MaterializeInc / materialize

The data warehouse for operational workloads.
https://materialize.com
Other
5.68k stars 458 forks source link

dbt-materialize: support sinks in `--empty` flag #27827

Open morsapaes opened 4 weeks ago

morsapaes commented 4 weeks ago

Feature request

The underlying logic for dbt's --empty flag (aka "schema dry-runs") resolves references as subqueries that return no results. This does not work for sink models, since Materialize isn't able to parse statements like:

CREATE SINK "ci_dbt_empty_runs"."footprint"."example_sink"
  IN CLUSTER "ci_dbt_empty_runs"
  FROM (select * from "ci_dbt_empty_runs"."footprint"."example_materialied_view" where false limit 0)
  INTO KAFKA CONNECTION "dev"."connections"."example_connection" (TOPIC 'ci_dbt_empty_runs__footprint__example__v1')
  KEY ("OrderId", "ShipmentId", "ProjectLookupCode", "Milestone") NOT ENFORCED
  FORMAT JSON
  ENVELOPE UPSERT;

We should agree on what the default behavior should be, and potentially allow users to configure the intended behavior for them:

  1. Create the topic as would otherwise happen in a non-dry run.
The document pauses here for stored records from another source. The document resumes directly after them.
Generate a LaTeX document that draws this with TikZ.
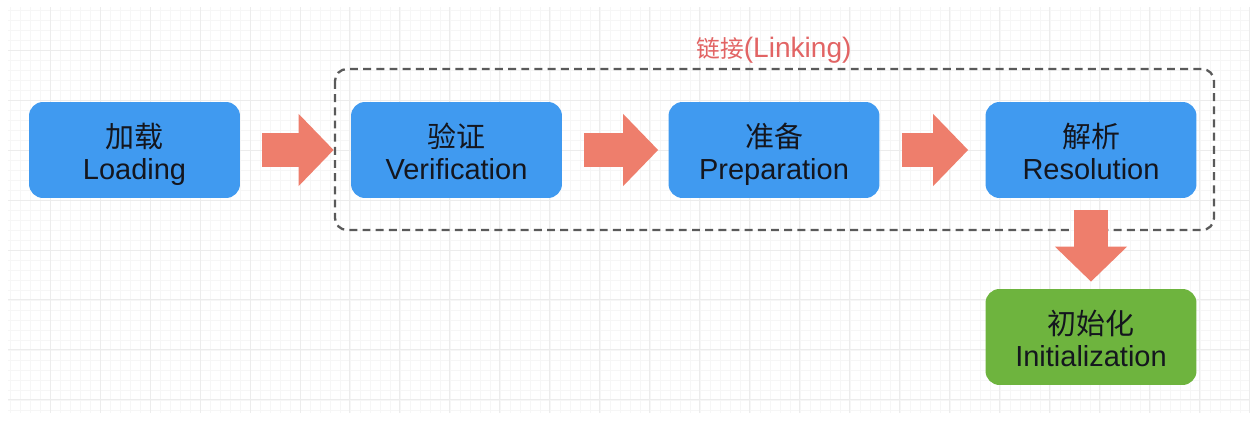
\documentclass[tikz,border=0pt]{standalone}
\usepackage{fontspec}
\setmainfont{Liberation Sans}
\newfontfamily\cjk{Noto Sans CJK SC}
\usepackage{xcolor}
\usetikzlibrary{arrows.meta,positioning,calc}
\definecolor{jblue}{RGB}{64,154,240}
\definecolor{jgreen}{RGB}{110,180,62}
\definecolor{jarrow}{RGB}{238,126,108}
\definecolor{jred}{RGB}{226,100,100}
\definecolor{jdash}{RGB}{90,90,90}
\definecolor{jtext}{RGB}{20,22,30}
% two-line stage label: Chinese over English, same baselines in every box
\newcommand{\stagelabel}[2]{\rule{0pt}{19.5pt}{\cjk #1}\\\rule[-4pt]{0pt}{4pt}#2}

\begin{document}
\begin{tikzpicture}[x=0.02cm,y=-0.02cm,
  stage/.style={fill=jblue,rounded corners=2.8mm,minimum width=4.22cm,minimum height=1.92cm,
    align=center,text=jtext,font=\fontsize{16.5}{18.5}\selectfont},
  initbox/.style={stage,fill=jgreen},
  blockarr/.style={line width=6.8mm,jarrow,-{Triangle[length=7mm,width=14mm]},
    shorten <=4.4mm,shorten >=3.4mm}]
\useasboundingbox (0,0) rectangle (1258,421);
% grid paper
\fill[white] (0,0) rectangle (1258,421);
\draw[gray!7,line width=0.3pt,step=2mm] (8,7) grid (1250,413);
\draw[gray!15,line width=0.5pt,step=1cm] (8,7) grid (1250,413);
% stages
\node[stage] (load)   at (134.5,150) {\stagelabel{加载}{Loading}};
\node[stage] (verify) at (456.5,150) {\stagelabel{验证}{Verification}};
\node[stage] (prep)   at (774,150)   {\stagelabel{准备}{Preparation}};
\node[stage] (resol)  at (1091,150)  {\stagelabel{解析}{Resolution}};
\node[initbox] (init) at (1091,337)  {\stagelabel{初始化}{Initialization}};
% linking frame
\draw[jdash,line width=1.3pt,dash pattern=on 4.5pt off 3pt,rounded corners=2.4mm]
  (335,69) rectangle (1214,230);
\node[text=jred,font=\fontsize{16}{18}\selectfont] (linking) at (774,50)
  {{\cjk\fontsize{13.5}{18}\selectfont 链接}(Linking)};
% arrows
\draw[blockarr] (load) -- (verify);
\draw[blockarr,shorten >=2mm] (verify) -- (prep);
\draw[blockarr] (prep) -- (resol);
\draw[blockarr,shorten <=2.4mm,shorten >=1.4mm] (resol) -- (init);
\end{tikzpicture}
\end{document}
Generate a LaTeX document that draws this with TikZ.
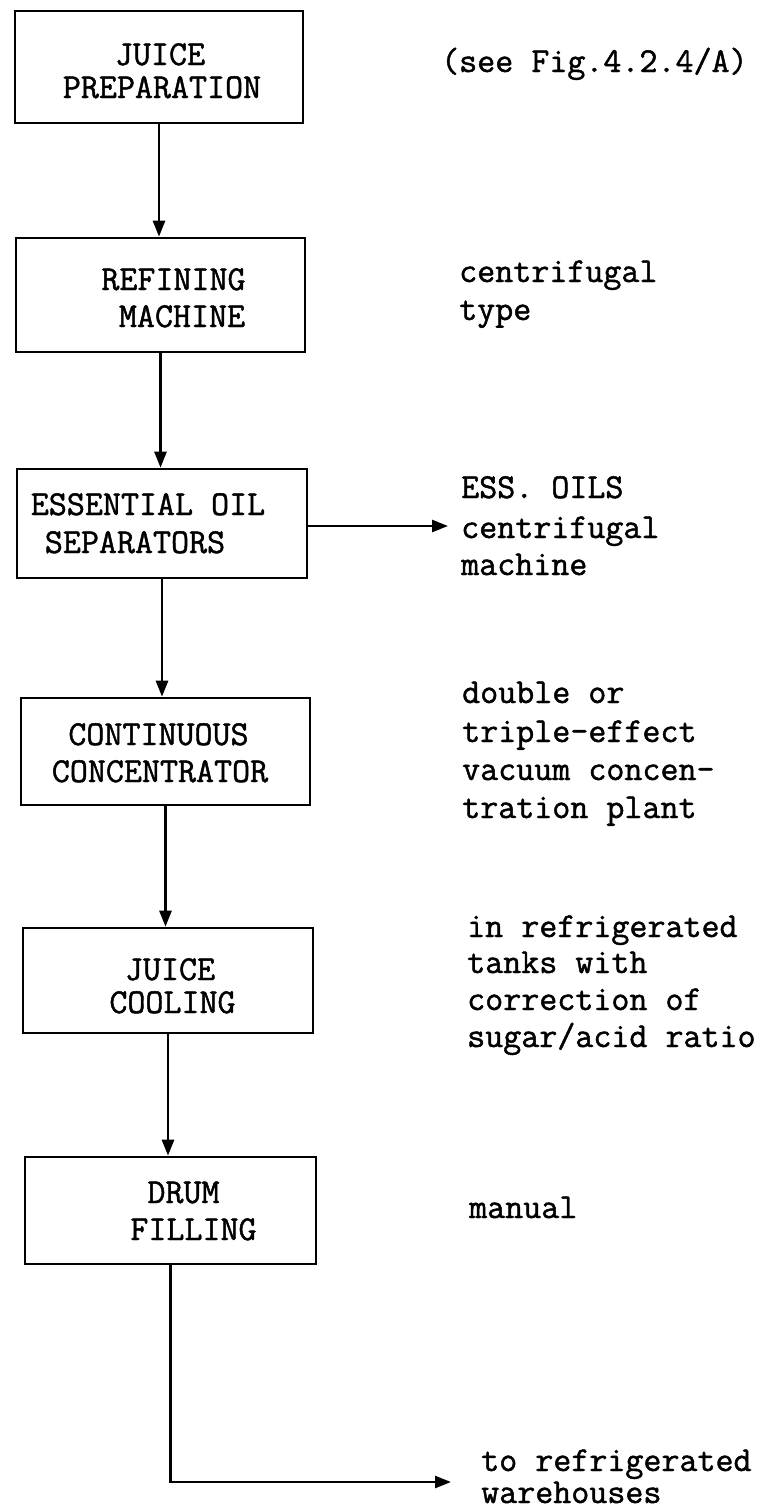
\documentclass[tikz,border=0pt]{standalone}
\usepackage{fontspec}
\newfontfamily\typefont[FakeBold=1.3]{Latin Modern Mono}
\usetikzlibrary{arrows.meta}
\begin{document}
\begin{tikzpicture}[x=1pt,y=-1pt,
  box/.style={draw, line width=2.6pt, inner sep=0pt},
  btxt/.style={font=\fontsize{35}{37}\selectfont\typefont, inner sep=0pt, anchor=base, text depth=0pt},
  rtxt/.style={font=\fontsize{35}{37}\selectfont\typefont, inner sep=0pt, anchor=base west},
  arr/.style={line width=2.6pt, -{Triangle[length=16pt,width=12pt]}}]
\useasboundingbox[fill=white] (0,0) rectangle (778,1510);
% boxes
\node[box, minimum width=288pt, minimum height=112pt] (b1) at (159,67) {};
\node[box, minimum width=289pt, minimum height=114pt] (b2) at (160.5,295) {};
\node[box, minimum width=290pt, minimum height=109pt] (b3) at (162,523.5) {};
\node[box, minimum width=289pt, minimum height=107pt] (b4) at (165.5,751.5) {};
\node[box, minimum width=290pt, minimum height=105pt] (b5) at (168,980.5) {};
\node[box, minimum width=291pt, minimum height=107pt] (b6) at (170.5,1210.5) {};
% box texts
\node[btxt] (t1a) at (160,65) {JUICE};
\node[btxt] (t1b) at (162,98) {PREPARATION};
\node[btxt] (t2a) at (173.5,290) {REFINING};
\node[btxt] (t2b) at (182,327) {MACHINE};
\node[btxt] (t3a) at (148,515) {ESSENTIAL OIL};
\node[btxt] (t3b) at (135,553) {SEPARATORS};
\node[btxt] (t4a) at (158.5,745) {CONTINUOUS};
\node[btxt] (t4b) at (160,782) {CONCENTRATOR};
\node[btxt] (t5a) at (170,980) {JUICE};
\node[btxt] (t5b) at (172.5,1013) {COOLING};
\node[btxt] (t6a) at (183.5,1203) {DRUM};
\node[btxt] (t6b) at (193.5,1240) {FILLING};
% right texts
\node[rtxt] (r1) at (441,72) {(see Fig.4.2.4/A)};
\node[rtxt] (r2a) at (459,282) {centrifugal};
\node[rtxt] (r2b) at (459,320) {type};
\node[rtxt] (r3a) at (461,498) {ESS. OILS};
\node[rtxt] (r3b) at (461,538) {centrifugal};
\node[rtxt] (r3c) at (461,575) {machine};
\node[rtxt] (r4a) at (462,703) {double or};
\node[rtxt] (r4b) at (462,742) {triple-effect};
\node[rtxt] (r4c) at (462,780) {vacuum concen-};
\node[rtxt] (r4d) at (462,818) {tration plant};
\node[rtxt] (r5a) at (467,937) {in refrigerated};
\node[rtxt] (r5b) at (467,973) {tanks with};
\node[rtxt] (r5c) at (467,1010) {correction of};
\node[rtxt] (r5d) at (467,1047) {sugar/acid ratio};
\node[rtxt] (r6) at (469,1218) {manual};
\node[rtxt, text depth=0pt] (r7a) at (481,1471) {to refrigerated};
\node[rtxt] (r7b) at (481,1503) {warehouses};
% connector ends
\coordinate (oilend) at (448,526);
\coordinate (outend) at (451,1482);
% connectors
\draw[arr] (b1.south) -- (b1.south |- b2.north);
\draw[arr] (b2.south) -- (b2.south |- b3.north);
\draw[arr] (b3.south) -- (b3.south |- b4.north);
\draw[arr] (b4.south) -- (b4.south |- b5.north);
\draw[arr] (b5.south) -- (b5.south |- b6.north);
\draw[arr] (b3.east |- oilend) -- (oilend);
\draw[arr] (b6.south) |- (outend);
\end{tikzpicture}
\end{document}
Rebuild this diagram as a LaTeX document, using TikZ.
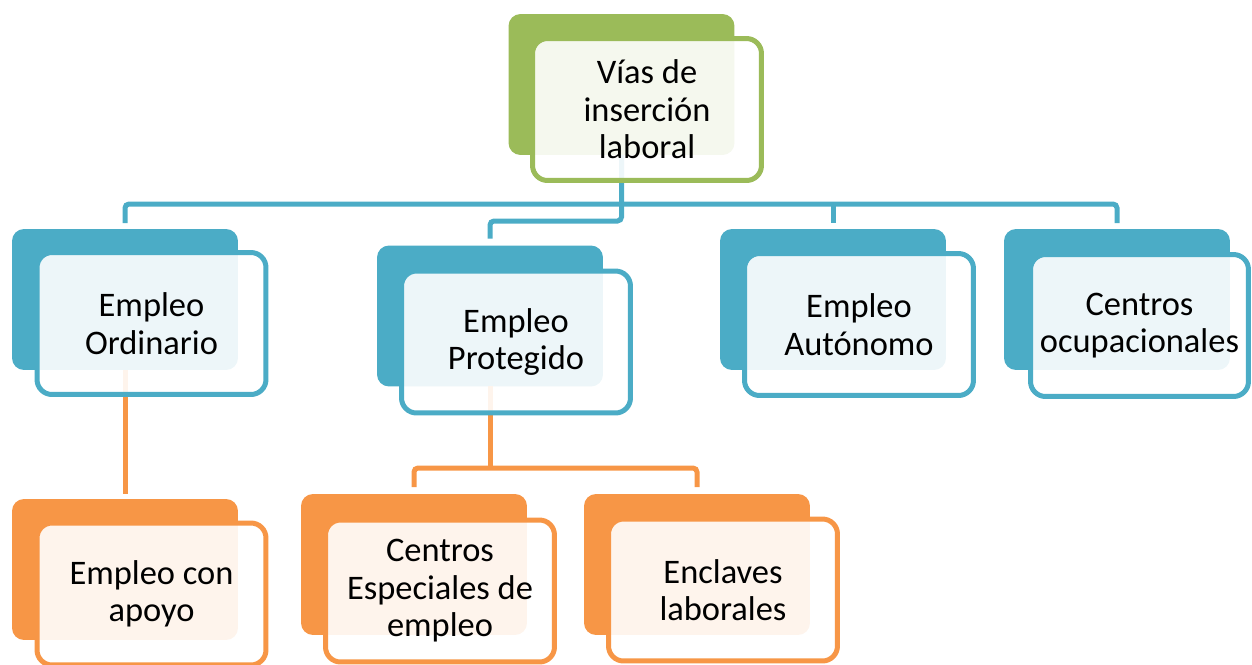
\documentclass[tikz,border=0pt]{standalone}
\usepackage{fontspec}
\setmainfont{Carlito}
\definecolor{cgreen}{HTML}{9BBB59}
\definecolor{cblue}{HTML}{4BACC6}
\definecolor{corange}{HTML}{F79646}
\begin{document}
\begin{tikzpicture}[x=0.02cm,y=-0.02cm,
 backbox/.style={rectangle, rounded corners=0.24cm, fill=#1, minimum width=4.52cm, minimum height=2.82cm, inner sep=0pt, outer sep=0pt},
 frontbox/.style={rectangle, rounded corners=0.3cm, draw=#1, line width=0.1cm, fill=white, fill opacity=0.9, draw opacity=1, text opacity=1, minimum width=4.58cm, minimum height=2.84cm, inner sep=0pt, outer sep=0pt, align=center, font=\fontsize{19.6}{21.3}\selectfont},
 conn/.style={draw=#1, line width=0.1cm, rounded corners=0.08cm}]
\useasboundingbox (0,0) rectangle (1252,664);
% back boxes
\node[backbox=cgreen] (topB) at (621.5,84.5) {};
\node[backbox=cblue] (ordB) at (125,299.5) {};
\node[backbox=cblue] (protB) at (490,316) {};
\node[backbox=cblue] (autB) at (833,299.5) {};
\node[backbox=cblue] (ocupB) at (1117,299.5) {};
\node[backbox=corange] (apoyoB) at (125,569.5) {};
\node[backbox=corange] (ceeB) at (414,564.5) {};
\node[backbox=corange] (enclB) at (697,564.5) {};
% connectors
\draw[conn=cblue, shorten >=0.14cm] (topB.south) -- (topB.south |- 0,221) -| (protB.north);
\draw[conn=cblue, shorten <=0.12cm, shorten >=0.12cm] (ordB.north) |- (ocupB.north |- 0,204) -- (ocupB.north);
\draw[conn=cblue, shorten >=0.12cm] (autB.north |- 0,204) -- (autB.north);
\draw[conn=corange, shorten >=0.1cm] (ordB.south) -- (apoyoB.north);
\draw[conn=corange] (protB.south) -- (protB.south |- 0,468);
\draw[conn=corange, shorten <=0.14cm, shorten >=0.14cm] (ceeB.north) |- (enclB.north |- 0,468) -- (enclB.north);
% front boxes
\node[frontbox=cgreen] (topF) at (647,109.5) {Vías de\\inserción\\laboral};
\node[frontbox=cblue] (ordF) at (151.5,323.5) {Empleo\\Ordinario};
\node[frontbox=cblue] (protF) at (516,342) {Empleo\\Protegido};
\node[frontbox=cblue] (autF) at (859,324.5) {Empleo\\Autónomo};
\node[frontbox=cblue, minimum width=4.36cm] (ocupF) at (1139.5,325.5) {Centros\\ocupacionales};
\node[frontbox=corange] (apoyoF) at (151.5,594) {Empleo con\\apoyo};
\node[frontbox=corange] (ceeF) at (440,591) {Centros\\Especiales de\\empleo};
\node[frontbox=corange] (enclF) at (723,590) {Enclaves\\laborales};
\end{tikzpicture}
\end{document}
The sink will just reference an empty materialized view, so no data will be produced to the topic.
  2. Ignore sinks when the --empty flag is specified, and throw a warning.

Reported on Slack.

morsapaes commented 4 weeks ago

For completeness: when I looked into this, my conclusion was that special-casing this for sinks would require control over how ephemeral models are created in RuntimeRefResolver, which is dbt core code. There, only the limit configuration is set for the model, and we'd need type to also be set so we can then override render_limited in dbt-adapters.

Tentatively tagging @graciegoheen and @MichelleArk, who might have a better idea of our options here to work around the core behavior.